Willimon agreed, saying that as a medium, the theater can offer things from a creative standpoint that others cannot offer in the same way.
“I think that’s one of the reasons theatre remains my first love. I started out in the theatre long before Hollywood came a’ knocking and I’m very lucky that it has, ‘House of Cards’ is one of the most rewarding artistic experiences of my life and the work that I got to do on ‘Ides of March’ before that, but I was perfectly happy with the notion before all of that happened of spending my entire life in the theatre, because it can do something that film and television can’t, fully, which is that communal, collaborative experience. …Finishing the last page of the play is really only the beginning of the process. Because then you get in the room with the people you have to hand it over to. You really begin to discover the play when more people get involved, and then ultimately it’s a process of letting it go,” Willimon said.

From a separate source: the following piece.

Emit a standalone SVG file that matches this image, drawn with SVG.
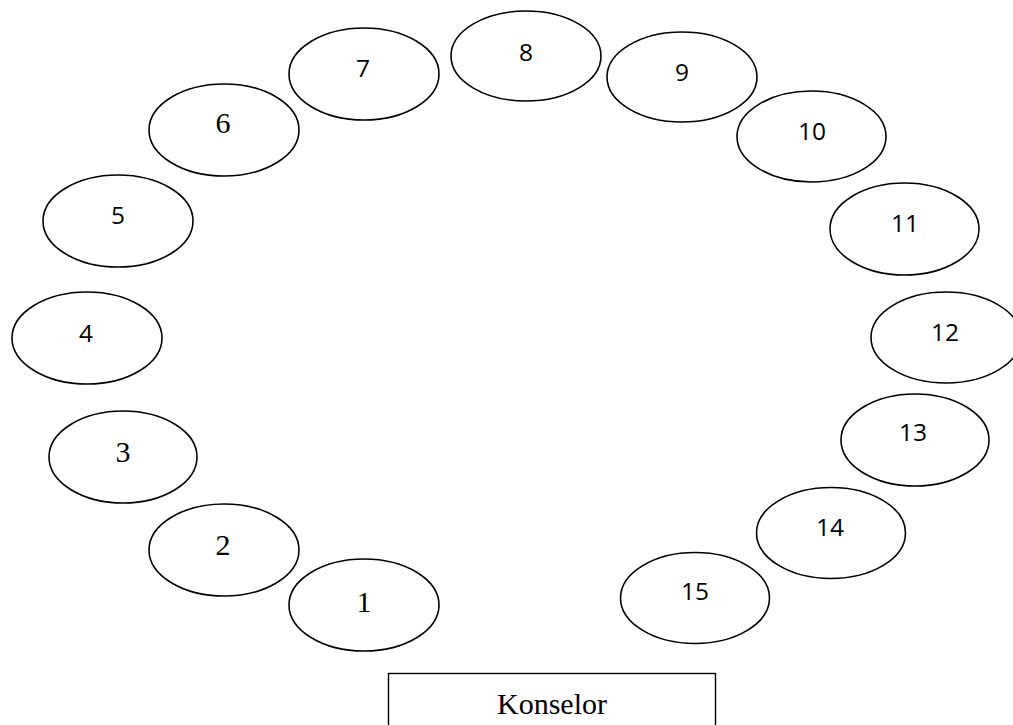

“By the time it gets handed over to the audience, I’m just another one of them…and that’s exciting because you feel like its an artful act of communication and there’s not really any other artform quite like it in that regard.”
As exciting as the moment of revealing work to an audience must be each and every time, it stands to reason that nerves come into play each and every time too. Rossini said that is absolutely tue.
“Never goes away. It’s one of the best things about it. I don’t think there’s an artistic endeavor worth doing that doesn’t cost you something,” he said. “And part of what it costs you is those nerves and excitement and the sort of drum roll leading up to the show opening.”
That drum roll must be particularly loud for both Rossini and Willimon at the moment. “Breathing Time” begins previews on Friday, March 21 and officially opens on Sunday, March 23 at the Teatro Iati Theater.